In Campbellian terms this must be considered a film about metaphysical issues, but it remains a superficial one. There may be good arguments one could make about the superiority of religion to science, but Balderston doesn’t present any sort of argument. I give it a ‘fair” rating in terms of mythicity mostly because of the aforementioned sociological critique (however indirect) of American capitalism, and for its slight twist on gender roles. It’s clear that Balderston had no conception of the dynamic underlying Communism, and even a cognate film like THE GAMMA PEOPLE showed more ideological insight into the fabled Red Menace. Arguably the bland direction and the indifferent acting by the two leads match the stereotypical conceptions of the script.
THE MONSTER THAT CHALLENGED THE WORLD is a decent but unexceptional creature-feature of the period. Released about three years after 1954’s THEM!, MONSTER feels like a minor variation on the earlier film's invasion of giant ants. In place of the ant-army, the 1957 film substitutes a less spectacular attack by a group of prehistoric mollusks with a strong resemblance to caterpillars. Though a group is implied, only one monster is seen onscreen at any time, so that the paranoid fear of “the other” isn’t conjured as strongly as it was in THEM! To be sure, THEM! was not a super-expensive film, but its producers proved skillful at suggesting an army without showing much on screen. MONSTER doesn't overcome its limitations in that respect, but the mollusk-monster is a solid design.

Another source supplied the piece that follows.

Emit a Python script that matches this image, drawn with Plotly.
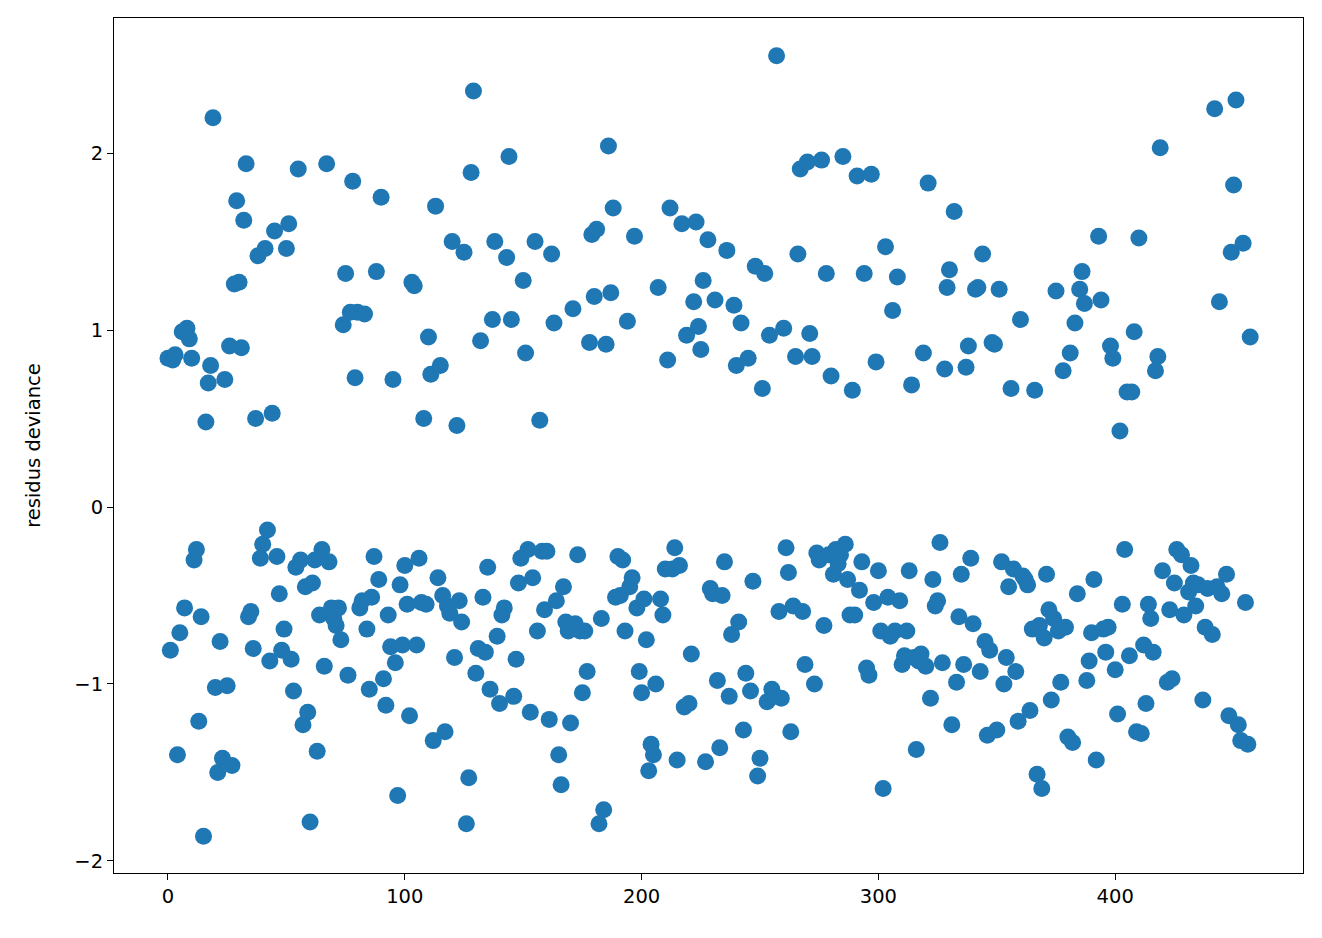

It might be too much to regard the trope “military vs. monsters” as a genre in itself, but MONSTER does begin and end with the American military’s efforts to contain the prehistoric beasts, only incidentally involving civilians. The usual scientific gobbledygook is brought out to explain the revival of the mollusks, and radiation is referenced but never anathematized as a source of evil. The acting is as bland as the script, except for Audrey Dalton, who conveys a good level of fear at the monster’s advent.
In contrast to THEM!, there’s no great sense that the beasties represent any sociological boogies, so I’d regard the main Campbellian function as “cosmological” in the sense that it takes a normal creature and inflates it into a menacing “other.”